» **GOAL**:
All lines from the beginning of the listing through the line with "ax = fig.add_axes([0.135, 0.122, 0.844, 0.846])" are to be copied word for word; the pictures are not.

» **AVAILABLE DATA**:
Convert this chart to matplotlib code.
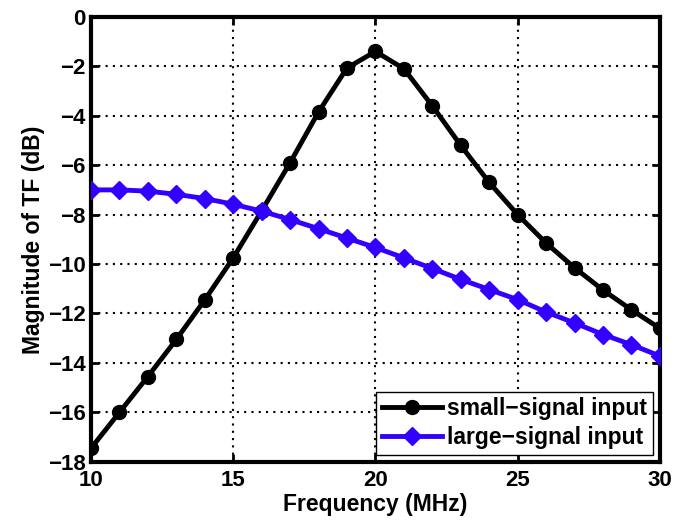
import matplotlib
matplotlib.use("Agg")
import matplotlib.pyplot as plt

freq = list(range(10, 31))
small_signal = [-17.45, -16.0, -14.55, -13.05, -11.45, -9.75, -7.85, -5.9, -3.85, -2.07, -1.4,
                -2.1, -3.6, -5.2, -6.7, -8.0, -9.15, -10.15, -11.05, -11.85, -12.6]
large_signal = [-7.0, -7.0, -7.05, -7.18, -7.35, -7.58, -7.86, -8.2, -8.57, -8.95, -9.33,
                -9.75, -10.18, -10.62, -11.03, -11.44, -11.94, -12.38, -12.85, -13.26, -13.72]
xticks = [10, 15, 20, 25, 30]
yticks = list(range(-18, 1, 2))

plt.rcParams['font.family'] = ['Liberation Sans', 'DejaVu Sans']
plt.rcParams['font.weight'] = 'bold'

fig = plt.figure(figsize=(6.74, 5.26), dpi=100)
ax = fig.add_axes([0.135, 0.122, 0.844, 0.846])

ax.plot(freq, small_signal, color='black', lw=3.5, marker='o', ms=10,
        label='small\u2212signal input', zorder=3)
ax.plot(freq, large_signal, color='#3300ff', lw=3.5, marker='D', ms=9,
        label='large\u2212signal input', zorder=3)

ax.set_xlim(10, 30)
ax.set_ylim(-18, 0)
ax.set_xticks(xticks)
ax.set_yticks(yticks)
ax.grid(True, color='black', linestyle=(0, (1, 2.5)), linewidth=1.5)
ax.tick_params(direction='in', length=6, width=2, labelsize=16, top=True, right=True, pad=4)
ax.tick_params(axis='x', pad=6)
for lab in ax.get_xticklabels() + ax.get_yticklabels():
    lab.set_fontweight('bold')
for s in ax.spines.values():
    s.set_linewidth(3)

ax.set_xlabel('Frequency (MHz)', fontsize=16.5, fontweight='bold', labelpad=1)
ax.set_ylabel('Magnitude of TF (dB)', fontsize=16.5, fontweight='bold', labelpad=2)

leg = ax.legend(loc='lower right', fontsize=16.5, fancybox=False, framealpha=1,
                edgecolor='black', handlelength=2.6, borderpad=0.25, labelspacing=0.25,
                borderaxespad=0.3, handletextpad=0.25)
leg.get_frame().set_linewidth(1)
for t in leg.get_texts():
    t.set_fontweight('bold')

fig.savefig('out.png', dpi=100)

» **THE RESULT**:
Convert this chart to matplotlib code.
import matplotlib
matplotlib.use("Agg")
import matplotlib.pyplot as plt

freq = list(range(10, 31))
small_signal = [-17.45, -16.0, -14.55, -13.05, -11.45, -9.75, -7.85, -5.9, -3.85, -2.07, -1.4,
                -2.1, -3.6, -5.2, -6.7, -8.0, -9.15, -10.15, -11.05, -11.85, -12.6]
large_signal = [-7.0, -7.0, -7.05, -7.18, -7.35, -7.58, -7.86, -8.2, -8.57, -8.95, -9.33,
                -9.75, -10.18, -10.62, -11.03, -11.44, -11.94, -12.38, -12.85, -13.26, -13.72]
xticks = [10, 15, 20, 25, 30]
yticks = list(range(-18, 1, 2))

plt.rcParams['font.family'] = ['Liberation Sans', 'DejaVu Sans']
plt.rcParams['font.weight'] = 'bold'

fig = plt.figure(figsize=(6.74, 5.26), dpi=100)
ax = fig.add_axes([0.135, 0.122, 0.844, 0.846])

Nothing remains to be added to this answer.